I had often heard of the Mennonites, religious people who were, and still are in some areas, the backbone of American agriculture. I did not know the history of these people and how they were shuttled from pillar to post in their search for "lebensaum", or land to live in. Originating in Germany, they moved to the Ukraine and were welcomed by the Tsars who used them to open up land that had not been previously farmed. When the Soviet revolution came these same people were persecuted, and many left for America, but others stayed in Ukraine. This book is essentially the history of both groups up to the present day.
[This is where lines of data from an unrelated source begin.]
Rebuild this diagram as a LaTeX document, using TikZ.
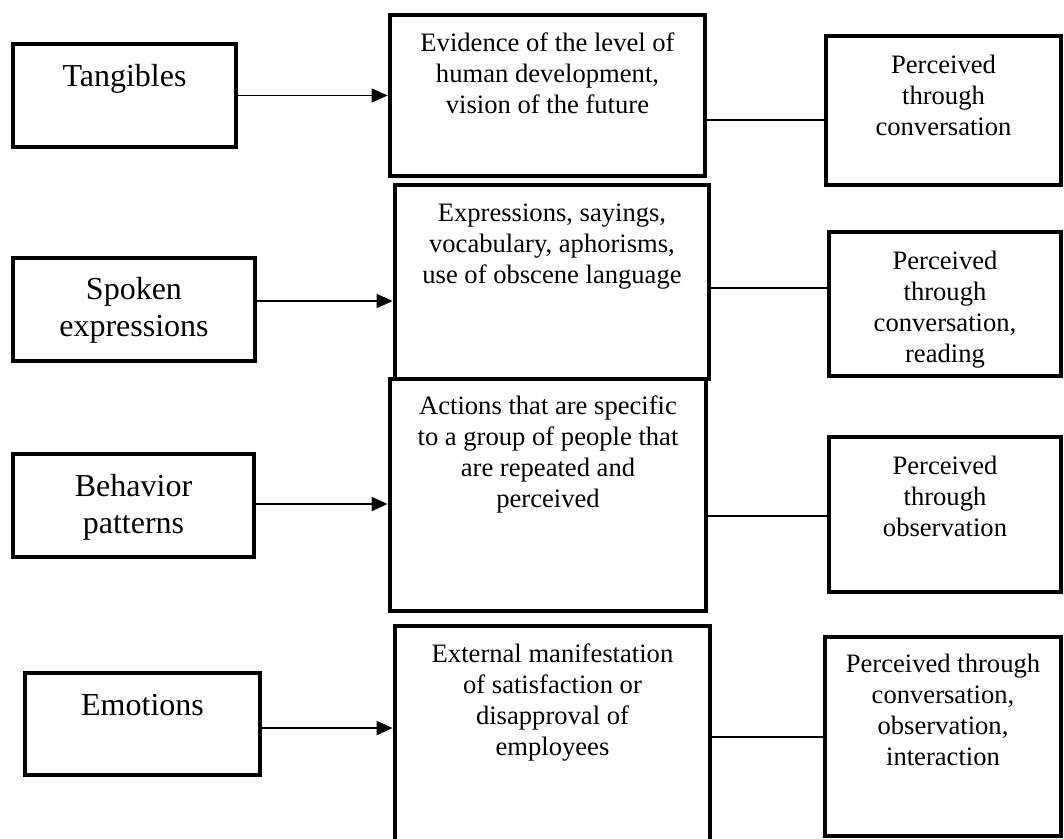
\documentclass[tikz,border=0pt]{standalone}
\usepackage{fontspec}
\setmainfont{Liberation Serif}
\usetikzlibrary{arrows.meta}

\begin{document}
\begin{tikzpicture}[x=0.5pt,y=-0.5pt,
	box/.style={draw=black,line width=2.4pt,inner sep=0pt,rectangle},
	bigtxt/.style={anchor=base,align=center,inner sep=0pt,font=\fontsize{16}{18.5}\selectfont},
	smalltxt/.style={anchor=base,align=center,inner sep=0pt,font=\fontsize{13.3}{15.5}\selectfont},
	arr/.style={-{Triangle[length=8pt,width=7pt]},line width=0.9pt},
	link/.style={line width=0.7pt}]
	\useasboundingbox (0,0) rectangle (1064,839);
	\clip (0,0) rectangle (1064,839);
	
	% left column
	\node (tan) at (124.5,95.5)[box,minimum width=111.5pt,minimum height=51.5pt]{};
	\node (spk) at (134,309.5)[box,minimum width=121pt,minimum height=51.5pt]{};
	\node (beh) at (133.5,505.5)[box,minimum width=120.5pt,minimum height=51.5pt]{};
	\node (emo) at (142.5,724)[box,minimum width=117.5pt,minimum height=51pt]{};
	
	% (base = last line of the text)
	\node (tantxt) at ([yshift=-22.5pt]tan.north)[bigtxt]{Tangibles};
	\node (spktxt) at ([yshift=-40.5pt]spk.north)[bigtxt]{Spoken\\expressions};
	\node (behtxt) at ([yshift=-41pt]beh.north)[bigtxt]{Behavior\\patterns};
	\node (emotxt) at ([yshift=-22.5pt]emo.north)[bigtxt]{Emotions};
	
	% middle column
	\node (evid) at (547.5,95.5)[box,minimum width=157.5pt,minimum height=80.5pt]{};
	\node (expr) at (552,282)[box,minimum width=157pt,minimum height=97pt]{};
	\node (act) at (548,495)[box,minimum width=158pt,minimum height=116pt]{};
	\node (ext) at (552.5,738)[box,minimum width=157.5pt,minimum height=112pt]{};
	
	\node (evidtxt) at ([yshift=-50.5pt]evid.north)[smalltxt]{Evidence of the level of\\human development,\\vision of the future};
	\node (exprtxt) at ([yshift=-50.5pt]expr.north)[smalltxt]{Expressions, sayings,\\vocabulary, aphorisms,\\use of obscene language};
	\node (acttxt) at ([yshift=-65.5pt]act.north)[smalltxt]{Actions that are specific\\to a group of people that\\are repeated and\\perceived};
	\node (exttxt) at ([yshift=-66pt]ext.north)[smalltxt]{External manifestation\\of satisfaction or\\disapproval of\\employees};
	
	% right column
	\node (conv) at (943.5,110.5)[box,minimum width=117.5pt,minimum height=74.5pt]{};
	\node (read) at (945,304)[box,minimum width=116pt,minimum height=72pt]{};
	\node (obs) at (945,514.5)[box,minimum width=116pt,minimum height=77.5pt]{};
	\node (inter) at (943,736.5)[box,minimum width=118pt,minimum height=99.5pt]{};
	
	\node (convtxt) at ([yshift=-51pt]conv.north)[smalltxt]{Perceived\\through\\conversation};
	\node (readtxt) at ([yshift=-66.5pt]read.north)[smalltxt]{Perceived\\through\\conversation,\\reading};
	\node (obstxt) at ([yshift=-51pt]obs.north)[smalltxt]{Perceived\\through\\observation};
	\node (intertxt) at ([yshift=-65.5pt]inter.north)[smalltxt]{Perceived through\\conversation,\\observation,\\interaction};
	
	% arrows into the middle column
	\draw [arr](tan.east)--(evid.west);
	\draw [arr]([yshift=4.25pt]spk.east)--([yshift=4.25pt]spk.east -| expr.west);
	\draw [arr]([yshift=0.75pt]beh.east)--([yshift=0.75pt]beh.east -| act.west);
	\draw [arr]([yshift=-2pt]emo.east)--([yshift=-2pt]emo.east -| ext.west);
	
	% plain links to the right column
	\draw [link]([yshift=-12.25pt]evid.east)--([yshift=-12.25pt]evid.east -| conv.west);
	\draw [link]([yshift=-3pt]expr.east)--([yshift=-3pt]expr.east -| read.west);
	\draw [link]([yshift=-10.5pt]act.east)--([yshift=-10.5pt]act.east -| obs.west);
	\draw [link]([yshift=0.5pt]ext.east)--([yshift=0.5pt]ext.east -| inter.west);
	
\end{tikzpicture}
\end{document}
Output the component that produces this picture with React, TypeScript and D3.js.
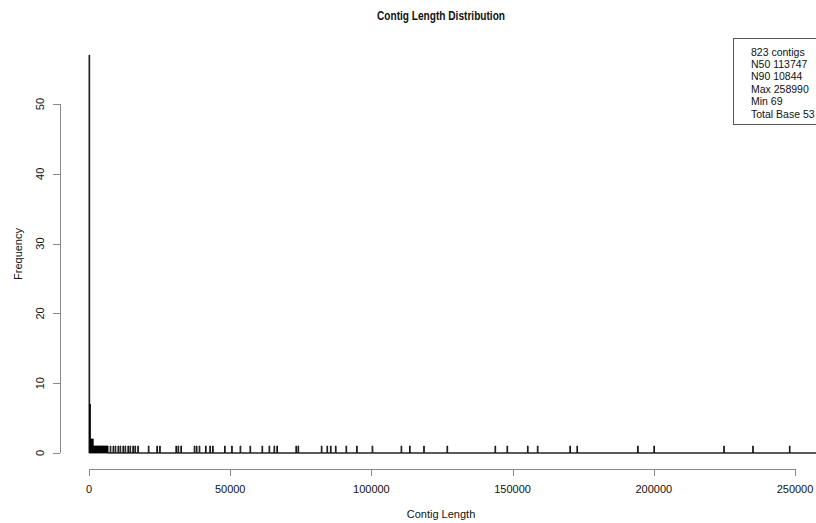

Ingrid Rimland was a child during World War 2, born in the Ukraine to Mennonite farming parents who had been persecuted by the Soviets for their pacifist beliefs. What she writes is a novel based on family memory, which gives it an authenticity which could not be achieved by even the best of researchers. I found the book in places emotional, sometimes funny and towards the end quite harrowing. It never, however, failed to keep me gripped and I found all three volumes truly hard to put down. One gets caught up in the people written about, they are so well depicted and their individual characters are just so real they have to be based on real people.
It is a truism that only the victors write the histories of wars, so inevitably these histories can be rather one sided. Ingrid Rimland gives an alternative view to the usual depiction of WWII German soldiers as looting, raping monsters. Indeed the Ukrainian people saw them as liberators from the slavery of the Soviet Union. This comes out graphically in volume three, hence some commentators have trashed "Lebensraum" as it does not follow the usual path in depicting WWII. As the author and her family were, however, victims of Soviet persecution and saw the Germans as liberators, one has to take cognisance of the authenticity of her story.
I personally enjoyed these books immensely, and would highly recommend them to the open minded ..... or even those of closed mind if they are prepared to concede that people can indeed see the same events through different eyes and come to different conclusions.